Exercise prompt — Restate every entry word for word.

Collected data —
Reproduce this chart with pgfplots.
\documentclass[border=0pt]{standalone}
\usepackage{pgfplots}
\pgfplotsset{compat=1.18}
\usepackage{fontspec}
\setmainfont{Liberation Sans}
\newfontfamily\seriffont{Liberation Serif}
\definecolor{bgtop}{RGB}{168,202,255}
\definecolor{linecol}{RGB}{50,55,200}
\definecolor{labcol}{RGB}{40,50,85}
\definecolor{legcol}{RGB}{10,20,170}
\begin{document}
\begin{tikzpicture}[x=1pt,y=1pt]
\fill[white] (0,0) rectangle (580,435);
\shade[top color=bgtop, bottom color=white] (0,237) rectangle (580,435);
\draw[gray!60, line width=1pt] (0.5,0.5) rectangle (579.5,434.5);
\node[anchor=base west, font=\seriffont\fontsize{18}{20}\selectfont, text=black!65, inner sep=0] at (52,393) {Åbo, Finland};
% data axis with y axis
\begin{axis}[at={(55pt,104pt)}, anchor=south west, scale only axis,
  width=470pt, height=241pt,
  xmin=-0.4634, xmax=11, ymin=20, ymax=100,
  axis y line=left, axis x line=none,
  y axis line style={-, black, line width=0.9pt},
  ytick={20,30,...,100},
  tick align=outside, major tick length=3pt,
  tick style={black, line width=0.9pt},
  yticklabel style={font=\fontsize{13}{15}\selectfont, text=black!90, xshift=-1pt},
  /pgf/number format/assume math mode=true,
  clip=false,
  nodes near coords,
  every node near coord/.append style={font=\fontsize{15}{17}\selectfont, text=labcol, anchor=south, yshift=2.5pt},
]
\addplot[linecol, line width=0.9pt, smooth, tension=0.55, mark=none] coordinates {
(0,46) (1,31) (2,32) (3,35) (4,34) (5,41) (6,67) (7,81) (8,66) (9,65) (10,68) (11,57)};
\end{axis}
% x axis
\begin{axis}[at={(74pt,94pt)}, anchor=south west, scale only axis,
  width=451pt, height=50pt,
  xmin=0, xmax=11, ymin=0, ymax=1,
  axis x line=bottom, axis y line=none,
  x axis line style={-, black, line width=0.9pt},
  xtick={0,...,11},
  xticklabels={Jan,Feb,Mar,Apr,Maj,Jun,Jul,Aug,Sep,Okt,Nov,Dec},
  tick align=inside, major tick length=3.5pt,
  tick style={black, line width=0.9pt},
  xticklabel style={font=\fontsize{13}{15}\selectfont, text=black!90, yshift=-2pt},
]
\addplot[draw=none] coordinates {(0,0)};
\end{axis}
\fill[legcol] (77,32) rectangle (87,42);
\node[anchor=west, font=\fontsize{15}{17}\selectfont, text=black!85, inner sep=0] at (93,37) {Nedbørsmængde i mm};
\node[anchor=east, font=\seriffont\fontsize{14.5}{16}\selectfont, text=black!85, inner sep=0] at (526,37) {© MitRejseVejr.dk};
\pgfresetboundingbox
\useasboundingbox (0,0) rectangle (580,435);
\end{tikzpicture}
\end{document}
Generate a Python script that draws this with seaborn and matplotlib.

Task response —
Reproduce this chart with pgfplots.
\documentclass[border=0pt]{standalone}
\usepackage{pgfplots}
\pgfplotsset{compat=1.18}
\usepackage{fontspec}
\setmainfont{Liberation Sans}
\newfontfamily\seriffont{Liberation Serif}
\definecolor{bgtop}{RGB}{168,202,255}
\definecolor{linecol}{RGB}{50,55,200}
\definecolor{labcol}{RGB}{40,50,85}
\definecolor{legcol}{RGB}{10,20,170}
\begin{document}
\begin{tikzpicture}[x=1pt,y=1pt]
\fill[white] (0,0) rectangle (580,435);
\shade[top color=bgtop, bottom color=white] (0,237) rectangle (580,435);
\draw[gray!60, line width=1pt] (0.5,0.5) rectangle (579.5,434.5);
\node[anchor=base west, font=\seriffont\fontsize{18}{20}\selectfont, text=black!65, inner sep=0] at (52,393) {Åbo, Finland};
% data axis with y axis
\begin{axis}[at={(55pt,104pt)}, anchor=south west, scale only axis,
  width=470pt, height=241pt,
  xmin=-0.4634, xmax=11, ymin=20, ymax=100,
  axis y line=left, axis x line=none,
  y axis line style={-, black, line width=0.9pt},
  ytick={20,30,...,100},
  tick align=outside, major tick length=3pt,
  tick style={black, line width=0.9pt},
  yticklabel style={font=\fontsize{13}{15}\selectfont, text=black!90, xshift=-1pt},
  /pgf/number format/assume math mode=true,
  clip=false,
  nodes near coords,
  every node near coord/.append style={font=\fontsize{15}{17}\selectfont, text=labcol, anchor=south, yshift=2.5pt},
]
\addplot[linecol, line width=0.9pt, smooth, tension=0.55, mark=none] coordinates {
(0,46) (1,31) (2,32) (3,35) (4,34) (5,41) (6,67) (7,81) (8,66) (9,65) (10,68) (11,57)};
\end{axis}
% x axis
\begin{axis}[at={(74pt,94pt)}, anchor=south west, scale only axis,
  width=451pt, height=50pt,
  xmin=0, xmax=11, ymin=0, ymax=1,
  axis x line=bottom, axis y line=none,
  x axis line style={-, black, line width=0.9pt},
  xtick={0,...,11},
  xticklabels={Jan,Feb,Mar,Apr,Maj,Jun,Jul,Aug,Sep,Okt,Nov,Dec},
  tick align=inside, major tick length=3.5pt,
  tick style={black, line width=0.9pt},
  xticklabel style={font=\fontsize{13}{15}\selectfont, text=black!90, yshift=-2pt},
]
\addplot[draw=none] coordinates {(0,0)};
\end{axis}
\fill[legcol] (77,32) rectangle (87,42);
\node[anchor=west, font=\fontsize{15}{17}\selectfont, text=black!85, inner sep=0] at (93,37) {Nedbørsmængde i mm};
\node[anchor=east, font=\seriffont\fontsize{14.5}{16}\selectfont, text=black!85, inner sep=0] at (526,37) {© MitRejseVejr.dk};
\pgfresetboundingbox
\useasboundingbox (0,0) rectangle (580,435);
\end{tikzpicture}
\end{document}
Generate a Python script that draws this with seaborn and matplotlib.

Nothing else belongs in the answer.